Así las cosas, no fueron pocos los que alertaron los terribles efectos que esta acción podría generar. Pero más aún, sobre el mensaje con respecto al tipo de sociedad que se estaba construyendo. Y es que independiente de la razón militar tras las formas correctas o no, ilegal o no de acabar con las FARC, como dijo algún sensato, qué se podía esperar de un país donde el crimen militar y paramilitar –por cruel que sea– no solo queda impune, sino además se recompensa desde el Estado promoviéndose de hecho en un modus vivendi cuando no una vía rápida de hacerse millonario en una sociedad profundamente desigual.

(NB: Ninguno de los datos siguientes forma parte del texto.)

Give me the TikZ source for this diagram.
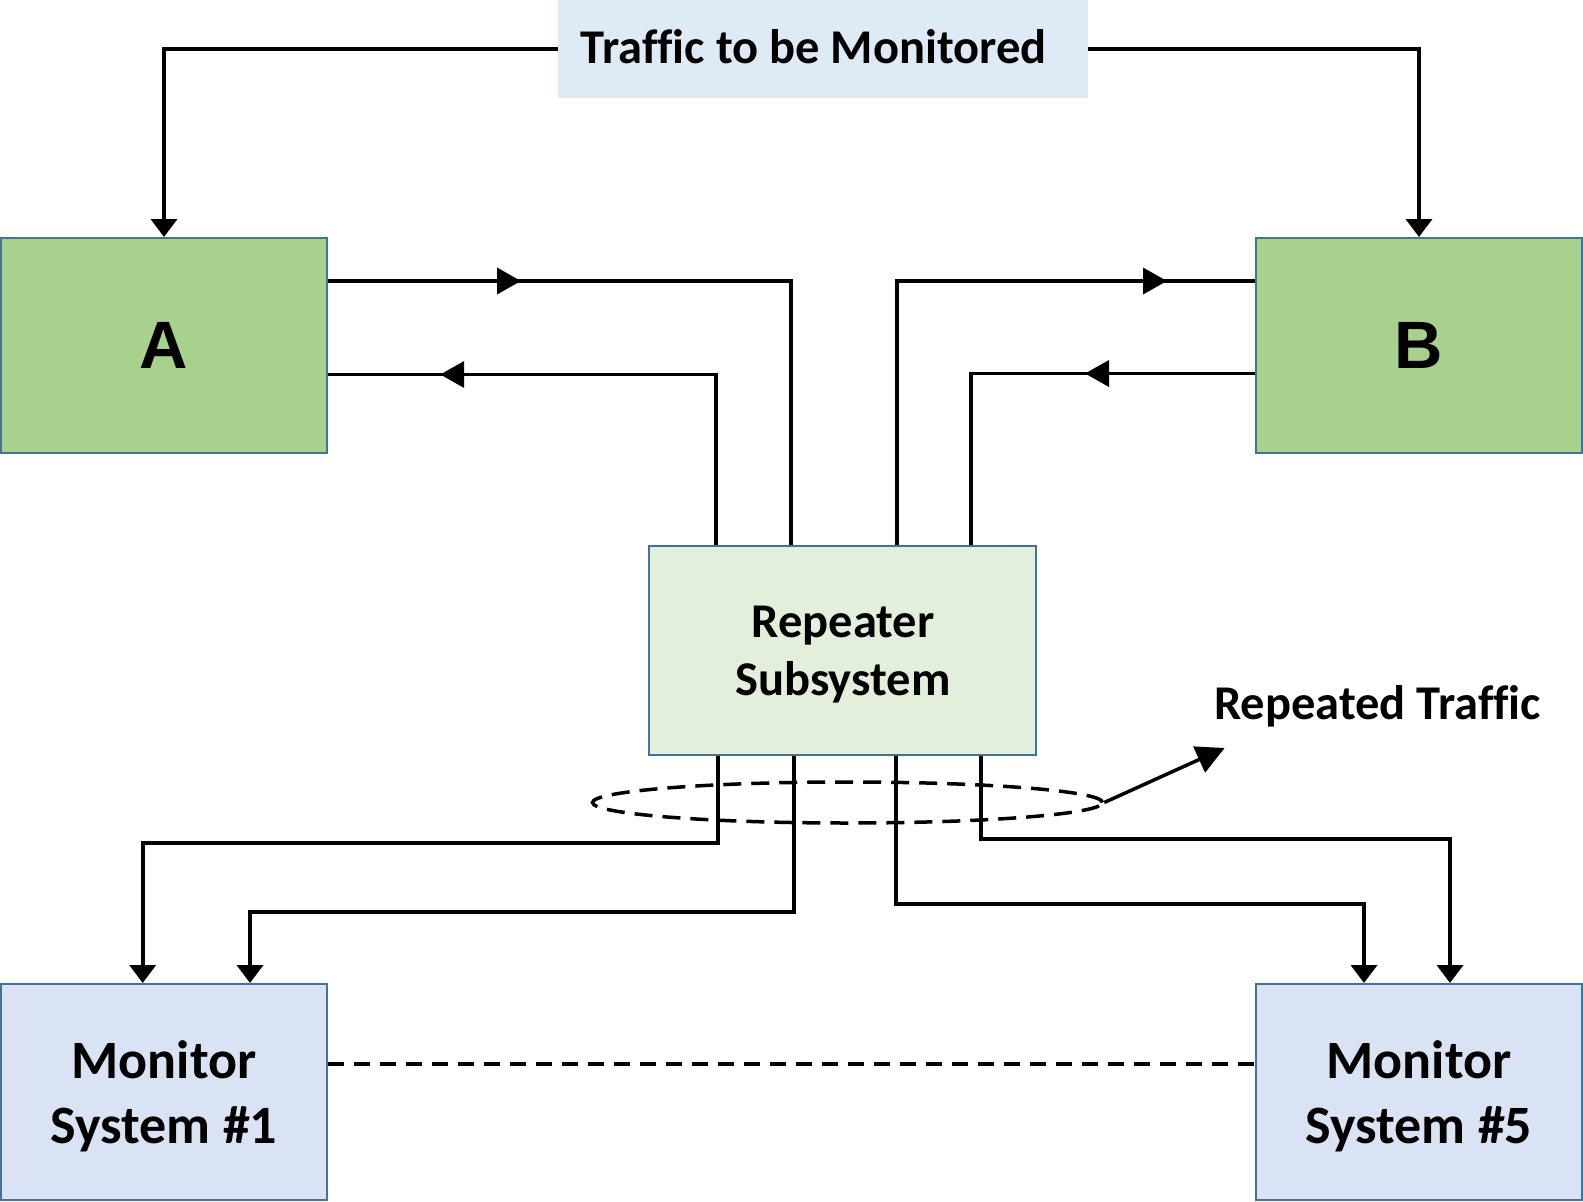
\documentclass[tikz,border=0pt]{standalone}
\usepackage{fontspec}
\setmainfont{Carlito}[Ligatures=NoCommon]
\newfontfamily\arialish{Liberation Sans}
\usetikzlibrary{arrows.meta,shapes.geometric,decorations.markings}
\definecolor{tfill}{HTML}{DEEBF7}
\definecolor{gfill}{HTML}{A9D18E}
\definecolor{rfill}{HTML}{E2EFDA}
\definecolor{mfill}{HTML}{DAE3F3}
\definecolor{edgeblue}{HTML}{41719C}
\begin{document}
\begin{tikzpicture}[x=1pt,y=-1pt,
  boxstyle/.style={draw=edgeblue, line width=2pt, inner sep=0pt},
  bigbox/.style={boxstyle, minimum width=326pt, minimum height=215pt},
  wire/.style={line width=3.8pt, line join=miter},
  endtip/.style={-{Triangle[length=18pt,width=26pt]}},
  midtip/.style={postaction={decorate}, decoration={markings,
      mark=at position #1 with {\arrow{Triangle[length=24pt,width=26pt]}}}},
  lbl/.style={inner sep=0pt, font=\bfseries\fontsize{48.5}{58}\selectfont},
  mlbl/.style={inner sep=0pt, font=\bfseries\fontsize{54}{65}\selectfont},
  rlbl/.style={inner sep=0pt, font=\bfseries\fontsize{48.5}{58}\selectfont},
  letter/.style={font=\arialish\bfseries\fontsize{67}{80}\selectfont}]
\useasboundingbox (0,0) rectangle (1583,1202);

% boxes
\node[fill=tfill, minimum width=530pt, minimum height=98pt, inner sep=0pt] (T) at (823,49) {};
\node[lbl, anchor=base west] (Ttxt) at (580.7,63.3) {Traffic to be Monitored};
\node[bigbox, fill=gfill, letter] (A) at (164,345.5) {A};
\node[bigbox, fill=gfill, letter] (B) at (1419,345.5) {B};
\node[boxstyle, fill=rfill, minimum width=387pt, minimum height=209pt] (R) at (842.5,650.5) {};
\node[rlbl, anchor=base] (R1) at (843,637) {Repeater};
\node[rlbl, anchor=base] (R2) at (843,695) {Subsystem};
\node[bigbox, fill=mfill, minimum height=216pt] (M1) at (164,1092) {};
\node[bigbox, fill=mfill, minimum height=216pt] (M5) at (1419,1092) {};
\node[mlbl, anchor=base] (M1a) at (164,1078) {Monitor};
\node[mlbl, anchor=base] (M1b) at (164,1143) {System \#1};
\node[mlbl, anchor=base] (M5a) at (1419,1078) {Monitor};
\node[mlbl, anchor=base] (M5b) at (1419,1143) {System \#5};
\node[lbl, anchor=base west] (RT) at (1214,719) {Repeated Traffic};

% helper coordinates
\coordinate (yA1) at (0,281);
\coordinate (yA2) at (0,374.5);
\coordinate (yB2) at (0,373.5);
\coordinate (xa1) at (790.7,0);
\coordinate (xa2) at (715.7,0);
\coordinate (xb1) at (897,0);
\coordinate (xb2) at (970.7,0);
\coordinate (xq1) at (718.3,0);
\coordinate (xq2) at (794.3,0);
\coordinate (xq3) at (896,0);
\coordinate (xq4) at (981.3,0);
\coordinate (yq1) at (0,843);
\coordinate (yq2) at (0,911.7);
\coordinate (yq3) at (0,903.6);
\coordinate (yq4) at (0,839);
\coordinate (xm1) at (142.7,0);
\coordinate (xm2) at (250,0);
\coordinate (xm3) at (1364,0);
\coordinate (xm4) at (1450,0);
\coordinate (ydash) at (0,1064);
\coordinate (rtip) at (1224.6,748);

% traffic to A and B
\draw[wire, endtip] (T.west) -| (A.north);
\draw[wire, endtip] (T.east) -| (B.north);

% A / B to repeater
\draw[wire, midtip=193pt] (A.east |- yA1) -| (R.north -| xa1);
\draw[wire, midtip=446pt] (R.north -| xa2) |- (A.east |- yA2);
\draw[wire, midtip=534pt] (R.north -| xb1) |- (B.west |- yA1);
\draw[wire, midtip=170pt] (B.west |- yB2) -| (R.north -| xb2);

% repeater to monitors
\draw[wire, endtip] (R.south -| xq1) -- (xq1 |- yq1) -| (M1.north -| xm1);
\draw[wire, endtip] (R.south -| xq2) -- (xq2 |- yq2) -| (M1.north -| xm2);
\draw[wire, endtip] (R.south -| xq3) -- (xq3 |- yq3) -| (M5.north -| xm3);
\draw[wire, endtip] (R.south -| xq4) -- (xq4 |- yq4) -| (M5.north -| xm4);

% repeated traffic ellipse
\node[ellipse, draw, line width=3.5pt, dash pattern=on 18pt off 10pt, minimum width=510pt, minimum height=41pt, inner sep=0pt] (E) at (847.5,802.5) {};
\draw[line width=3.5pt, -{Triangle[length=28pt,width=28pt]}] (E.east) -- (rtip);

% dashed link between monitors
\draw[line width=3.2pt, dash pattern=on 16pt off 10pt] (M1.east |- ydash) -- (M5.west |- ydash);
\end{tikzpicture}
\end{document}
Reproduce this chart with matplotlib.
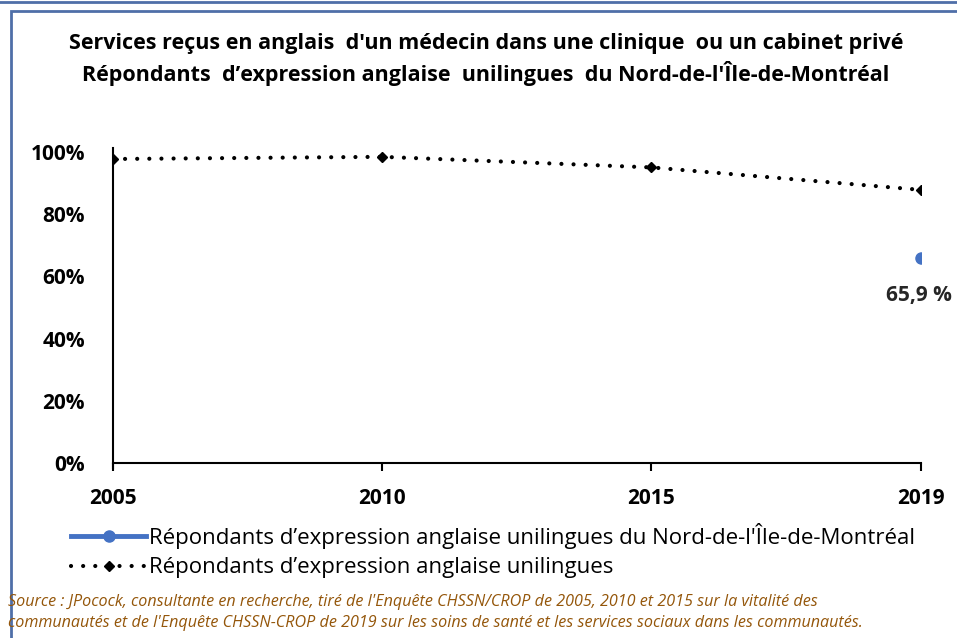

El resultado del plebiscito por la paz tiene, como en todo caso igual a este, múltiples y varias explicaciones, algunas de tipo estructural y otras más coyunturales (leer acá y acá). Sin embargo, de fondo, no cabe duda de que es el fruto a mediano plazo de la promoción de ese modelo de vida basado en la cultura de la muerte, la traición, la crueldad, la delación, el enriquecimiento por cualquier método, y finalmente, del sálvese quien pueda, como pueda y pasando por encima de quien sea. Mismo modo de vida que hace que los incluidos sean perfectamente impasibles a la suerte de los no excluidos, que promueve el desencanto y el temor dentro de estos últimos y que no muestra compasión por nada ni nadie que no sean los intereses más inmediatos y mezquinos.
No se trata pues del “simple” triunfo de la guerra sobre la paz. Se trata de algo peor lo ocurrido este domingo: del triunfo de un modelo basado en la guerra, el morbo frívolo y la indiferencia del cual el hoy presidente es tan culpable como el mismo Uribe. Una victoria no definitiva claro está, pues menos de un 1% de diferencia deja aún un gran espacio a la paz.
Mientras tanto, de este lado de la frontera, donde tirios pero también algunos troyanos colocan permanentemente a Colombia como estándar para medirnos en cuanto a “éxito” (en materia económica, por caso) deberíamos aprovechar la ocasión para pensar la (ir)racionalidad que tal cosa implica.